More people in the world are taking SAT and ACT every year, more and more. They make more money and more money. Then because they have more money, they have more money for lobbying at Congress, more and more. It’s becoming harder to reduce their power. If we can get rid of test scores then the admission criteria should be measuring each person’s expertise. Because all children are different. Each child is different. If they don’t focus on test scores then we find what they are interested in, then grow their interest into passion by accumulating more knowledge and skills. You work on it.
If you are interested in something and you work on it and you know more about it, then you become passionate about it. Once you are good at it, you are passionate about it, right? Then it can grow into your own expertise. So based on something they can do well, we need to measure and a lot of colleges could do that actually. We hire college students based on their interests, their work experiences or their expertise. So we can do that; then it will change the entire education. Of course high school, and then middle school, and then elementary school, it goes down, right?

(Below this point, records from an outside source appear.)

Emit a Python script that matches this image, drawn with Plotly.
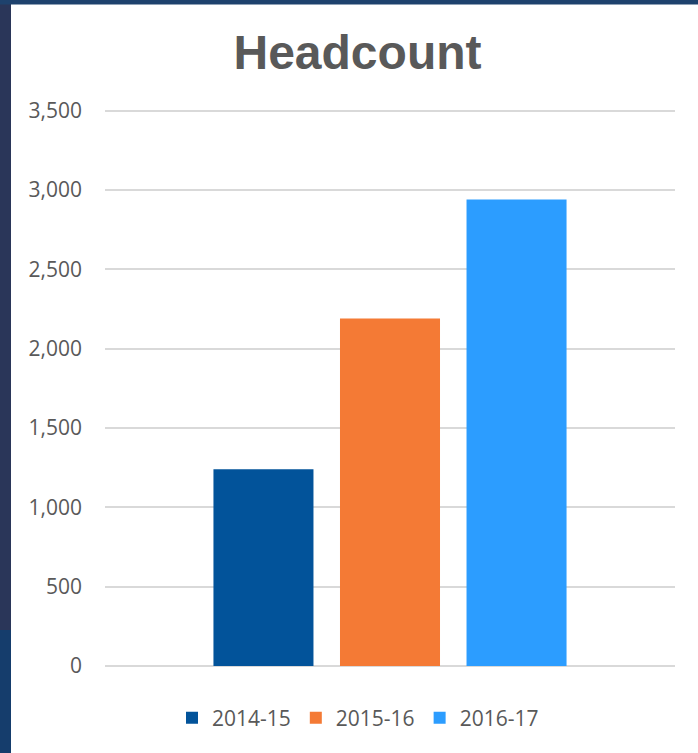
import plotly.graph_objects as go

# Data
series_names = ["2014-15", "2015-16", "2016-17"]
headcount = [1240, 2190, 2940]
category = [""]
colors = ["#02539a", "#f47a35", "#2c9dff"]
y_ticks = [0, 500, 1000, 1500, 2000, 2500, 3000, 3500]
y_tick_labels = ["0", "500", "1,000", "1,500", "2,000", "2,500", "3,000", "3,500"]
y_max = 3510

W, H = 698, 753
L, R, B = 105, 23, 87
T = 111 - 1.6
pw = W - L - R
ph = H - T - B

def px_x(p):
    return (p - L) / pw

def px_y(p):
    return (H - B - p) / ph

fig = go.Figure()
for name, val, col in zip(series_names, headcount, colors):
    fig.add_trace(go.Bar(x=category, y=[val], name=name, marker=dict(color=col, line=dict(width=0))))

shapes = [
    dict(type="rect", xref="paper", yref="paper", x0=px_x(0), x1=px_x(11), y0=px_y(0), y1=px_y(630),
         fillcolor="#2a3659", line=dict(width=0), layer="above"),
    dict(type="rect", xref="paper", yref="paper", x0=px_x(0), x1=px_x(11), y0=px_y(630), y1=px_y(H),
         fillcolor="#153d6c", line=dict(width=0), layer="above"),
    dict(type="rect", xref="paper", yref="paper", x0=px_x(0), x1=px_x(W), y0=px_y(0), y1=px_y(5),
         fillcolor="#1e426d", line=dict(width=0), layer="above"),
]

fig.update_layout(
    width=W, height=H,
    margin=dict(l=L, r=R, t=T, b=B, pad=0),
    paper_bgcolor="white", plot_bgcolor="white",
    barmode="group", bargap=0.334, bargroupgap=0.2095,
    title=dict(text="<b>Headcount</b>", x=357.5 / W, xref="container", xanchor="center",
               y=1 - 52 / H, yref="container", yanchor="middle",
               font=dict(family="Liberation Sans, Arial", size=48, color="#595959")),
    xaxis=dict(showticklabels=False, showgrid=False, zeroline=False, showline=False, ticks=""),
    yaxis=dict(range=[0, y_max], tickvals=y_ticks, ticktext=y_tick_labels,
               showgrid=True, gridcolor="#d9d9d9", gridwidth=1.5,
               zeroline=True, zerolinecolor="#d9d9d9", zerolinewidth=1.5,
               showline=False, ticks="", ticklabelstandoff=22,
               tickfont=dict(family="Open Sans", size=21, color="#595959")),
    legend=dict(orientation="h", x=px_x(358), xanchor="center", y=px_y(718), yanchor="middle",
                font=dict(family="Open Sans", size=21, color="#595959"),
                itemwidth=30, bgcolor="rgba(0,0,0,0)"),
    shapes=shapes,
    showlegend=True,
)

fig.write_html("out.html")
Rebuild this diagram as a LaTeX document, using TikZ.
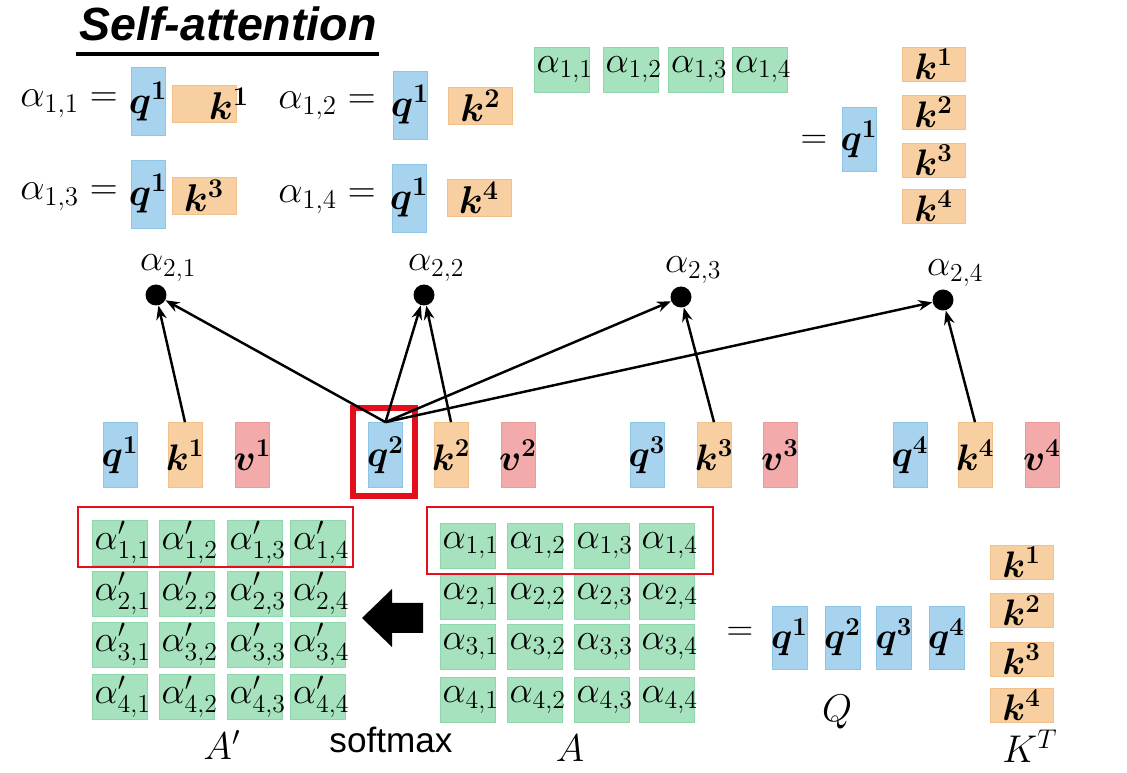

Because of this focus on testing, even four years old in this country – it was not like that – but now, research shows, even four year olds are focused on academics. It means that before they had more play time, free time, exploration time. But now those times are already used. Now they have a focus on academics. And some children are not good at academics earlier, so then they already know that they are not good at this. They feel like they are failures already, at the age of four, because of the general societal focus on these test scores. If we change the admission criteria completely for college, then going down, from four years old, or three years old, the education movement, their life, their experiences, will be changed. That’s what I want.